An experimental approach to the drunk passenger problem


An apparently common question in quant interviews is as follows:

Suppose that 100 passengers are boarding an airplane, all with assigned seats. The first passenger is drunk, and sits in a random seat. Each following passenger sits in their assigned seat, if it is available, and in a random seat otherwise. What is the probability that the last passenger sits in their assigned seat?

I just wanted to quickly write up what I thought were four nifty proofs, including one “experimental.”

First, you have to observe the fundamental recurrence. Let $p(n)$ be the probability that the last passenger sits in the correct seat given that there are $n$ passengers. It’s easy to check that $p(1) = 1$ and $p(2) = p(3) = 1/2$.

Suppose that there are $n$ passengers. If the drunk sits in his seat, then the probability of success is $1$. If the drunk sits in the $k$th person’s seat with $k > 1$, then the problem has been reduced to a drunk passenger with a total of $n - k + 1$ passengers. (After the drunk sits, passengers $2$ through $k - 1$ sit, then passenger $k$ is so irate that they drink themselves into a stupor.) Therefore,

\[p(n) = \frac{1}{n} \sum_{1 \leq k < n} p(k).\]

We now have a few ways to go about this.


It’s easy to see that $p(2) = p(3) = 1 / 2$, so maybe the sequence is just constant after $n = 2$? In principle we would want to compute a few more terms, but without a computer this gets hard to do in your head. We can jump straight to induction:

\[\sum_{1 \leq k < n + 1} p(k) = 1 + \frac{n - 1}{2} = \frac{n + 1}{2}.\]

Dividing by $n + 1$ gives $1 / 2$, so $p(n)$ is constant beyond $n \geq 2$.

Smarter recurrences

There’s a standard trick to get rid of summations in recurrences, and in this case it works exceptionally well. We can replace $n$ with $n + 1$ in the fundamental recurrence, giving the following two equations:

\[\begin{align*} p(n) &= \frac{1}{n} \sum_{1 \leq k < n} p(k) \\ p(n + 1) &= \frac{1}{n + 1} \sum_{1 \leq k < n + 1} p(k). \end{align*}\]

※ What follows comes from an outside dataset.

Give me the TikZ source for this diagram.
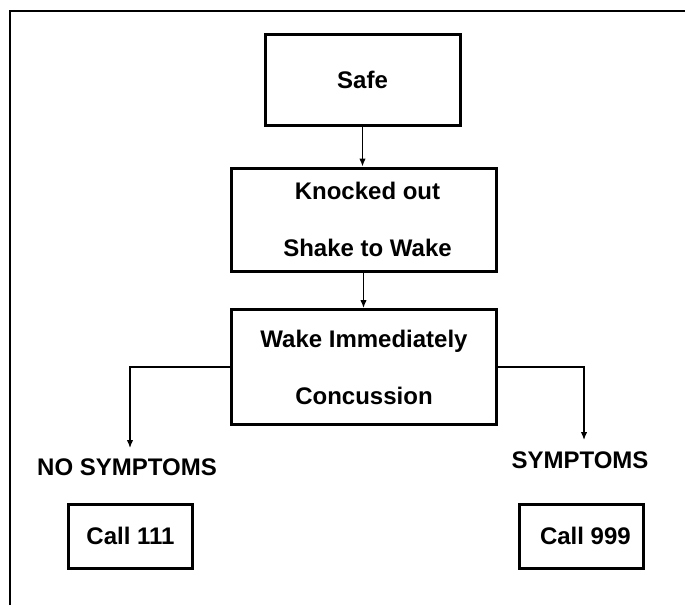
\documentclass[tikz,border=0pt]{standalone}
\usepackage{fontspec}
\setmainfont{Liberation Sans}
\usetikzlibrary{arrows.meta}
\begin{document}
\begin{tikzpicture}[x=1pt,y=-1pt,
  box/.style={draw=black,line width=3pt,inner sep=0pt,align=center,
    font=\fontsize{24}{57}\selectfont\bfseries},
  lbl/.style={inner sep=0pt,font=\fontsize{24}{28}\selectfont\bfseries},
  arr/.style={line width=1.3pt,-{Latex[length=8pt,width=6.5pt]}}]
\useasboundingbox (0,0) rectangle (685,605);
\fill[white] (0,0) rectangle (685,605);
\draw[line width=1.8pt] (10,605) -- (10,11) -- (685,11);
\node[box,minimum width=195pt,minimum height=91pt] (safe) at (362.5,79.5) {Safe};
\node[box,minimum width=265pt,minimum height=103pt] (knock) at (363.5,219.5) {\hspace*{8pt}Knocked out\\\hspace*{8pt}Shake to Wake};
\node[box,minimum width=265pt,minimum height=115pt] (wake) at (364,367) {Wake Immediately\\Concussion};
\node[lbl] (nosym) at (127,467.7) {NO SYMPTOMS};
\node[lbl] (sym) at (580,460) {SYMPTOMS};
\node[box,minimum width=124pt,minimum height=64pt] (c111) at (130.5,536.3) {Call 111};
\node[box,minimum width=124pt,minimum height=64pt] (c999) at (581.4,536.3) {\hspace*{8pt}Call 999};
\coordinate (la) at (130,448);
\coordinate (ra) at (584,440);
\draw[arr] (safe.south) -- (safe.south |- knock.north);
\draw[arr] (knock.south) -- (knock.south |- wake.north);
\draw[arr] (wake.west) -| (la);
\draw[arr] (wake.east) -| (ra);
\end{tikzpicture}
\end{document}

Having the denominators on the right-hand side is a little awkward, so let’s multiply them to the other side, then subtract the two equations:

\[(n + 1)p(n + 1) - n p(n) = p(n).\]

Simplifying yields

\[(n + 1)(p(n + 1) - p(n)) = 0,\]

and since $n$ is positive, we see that $p(n)$ is constant for $n \geq 2$.

True guess-and-check

The previous method works so well because $p(n + 1) = p(n)$ falls out, and the first guess-and-check method works because the induction is easy. However, I claim that the true guess and check method is even easier!

We know, a priori, that the sequence $p(n)$ defined by $p(2) = 1 / 2$ and

\[p(n) = \frac{1}{n} \left( 1 + \sum_{2 \leq k < n} p(k) \right)\]

satisfies a linear recurrence with polynomial coefficients. (We just showed how to prove such a thing in the previous method. Even without getting supremely lucky, the result still holds.) Therefore, since $p(n) = 1 / 2$ for the first dozen terms or so (exercise!), it follows1 that $p(n) = 1 / 2$ for all $n \geq 2$.

Generating functions

This is an almost completely different way to do it.

Let $P(z) = \sum_{k \geq 2} p(k) z^k$. The fundamental recurrence can be rewritten as

\[(n + 1) p(n) = 1 + \sum_{2 \leq k \leq n} p(k)\]

for $n \geq 2$, and it is an easy application of well-known generatingfunctionology that this implies

\[zP'(z) + P(z) = \frac{z^2}{1 - z} + \frac{P(z)}{1 - z}.\]

This is a linear differential equation, with general solution given by

\[P(z) = \frac{c + z^2 / 2}{1 - z}\]

for some constant $c$. It is easy to check that $P’‘(0) = 1$, and this gives $c = 0$. Thus

\[P(z) = \frac{z^2}{2(1 - z)} = \frac{z^2}{2} + \frac{z^3}{2} + \frac{z^4}{2} + \cdots.\]

We should note that this approach is almost entirely mechanical. Computers can derive the differential equation and then solve it, almost unaided by humans.


I don’t know what this problem has to do with the stock market, but it sure is fun!

  1. To be completely rigorous, we need to say, “and the order of the recurrence is no larger than $K$,” and then check $K$ terms, but at a glance we know that $K$ is certainly no more than ten, or whatever.